MakerDAO’s 2020 “Black Thursday” liquidations largely settled at 0 bids, a failure the post‑mortem ties to a cascading price collapse and network congestion that broke the auction mechanism. A MakerDAO analysis documented the 0‑bid outcomes and the auction process failure during that episode (MakerDAO analysis).

That episode is important because it provided concrete evidence that auction‑style, fixed liquidation mechanisms can stop functioning when market moves are fast and on‑chain congestion spikes. The MakerDAO record shows auctions did not attract bids and so did not clear positions in the way designers expected.

Where uncertainty remains

Protocols and observers differ on how broadly to generalize from Maker’s experience. Major lending platforms such as Aave and Compound operate with fixed collateral ratios that trigger liquidations according to pre‑set formulas rather than continuously recomputing exposure across a blended portfolio; Aave’s documentation describes this fixed, parameter‑driven approach to liquidation mechanics (Aave protocol docs).

Separately, events in 2023 involving Curve pools were reported as episodes of acute liquidity stress; coverage of that episode emphasizes market‑driven liquidity squeezes rather than an externally induced exploit, and commentators disagree about the proximate cause. Reporting on the 2023 Curve episode framed it as a market‑impact event that stressed LP exposures and liquidity rather than a single smart‑contract failure (Curve 2023 coverage).

What this means for collateral operations

Two operational truths are clear from the linked episodes. First, liquidation formulas that rely on fixed triggers and on‑chain auctions can become ineffective when prices move faster than market participants or bots can respond and when transaction congestion raises settlement friction.
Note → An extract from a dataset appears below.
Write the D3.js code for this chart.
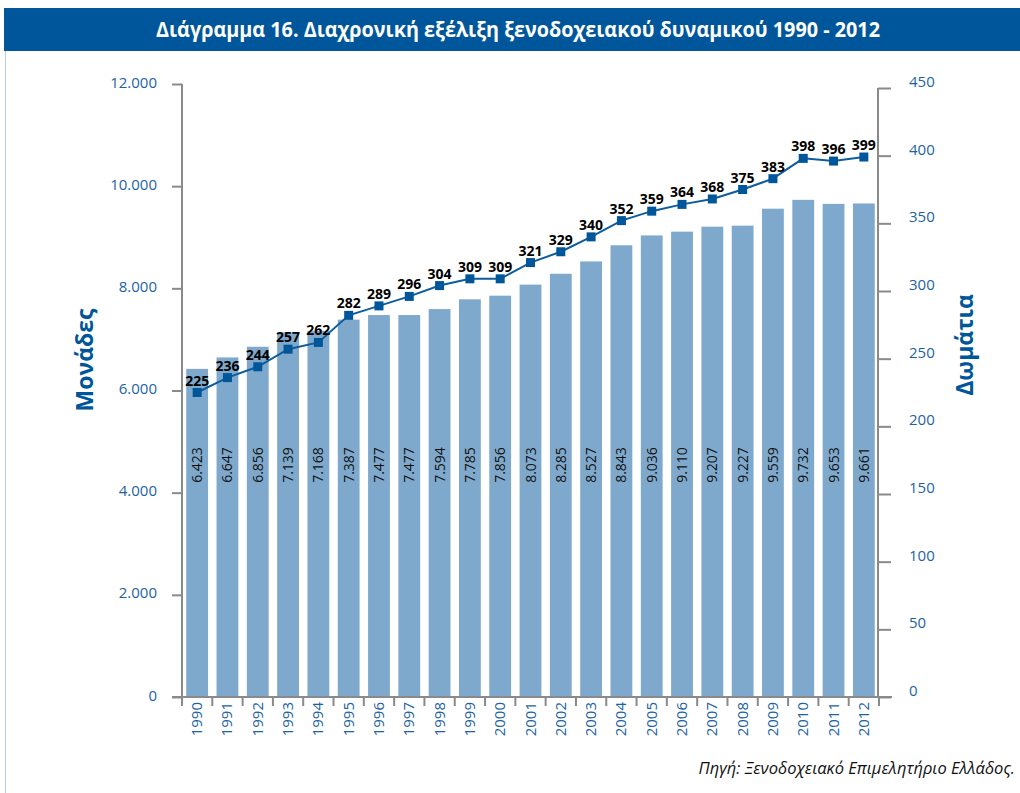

MakerDAO’s 0‑bid auctions demonstrated that outcome in practice.

Second, collateral protection is fundamentally governed by protocol parameters that are changed through governance processes; those thresholds are not continuously recalibrated in real time. AAVE’s and similar protocols’ reliance on governance to set and adjust collateralization and liquidation parameters means that parameter updates can lag rapid market shifts.

Both points combine into a practical risk: if liquidation mechanisms cannot source liquidity or if governance‑set thresholds are stale during a price shock, undercollateralization events can cascade, especially where collateral takes the form of LP tokens or other compositionally sensitive assets.

What this changed for collateral markets

The takeaways are measured rather than revolutionary. Black Thursday did not single‑handedly invalidate auction mechanisms, but it exposed boundary conditions where fixed liquidation formulas and governance cadence interact poorly with extreme market dynamics and on‑chain frictions. Likewise, the 2023 Curve liquidity stresses reinforced that LP‑token collateral can transmit market squeezes across protocols when liquidity providers face rapid, correlated withdrawals.

Assetify judgment: The actual revelation from these episodes is structural, not incidental. Fixed liquidation formulas plus governance‑paced parameter updates create a window of vulnerability during sharp price moves; when collateral includes LP tokens or other pooled exposures, that vulnerability becomes a channel for amplification. For lenders and collateral managers, the practical consequence is to treat these design traits as persistent, protocol‑level risk drivers rather than one‑off failures.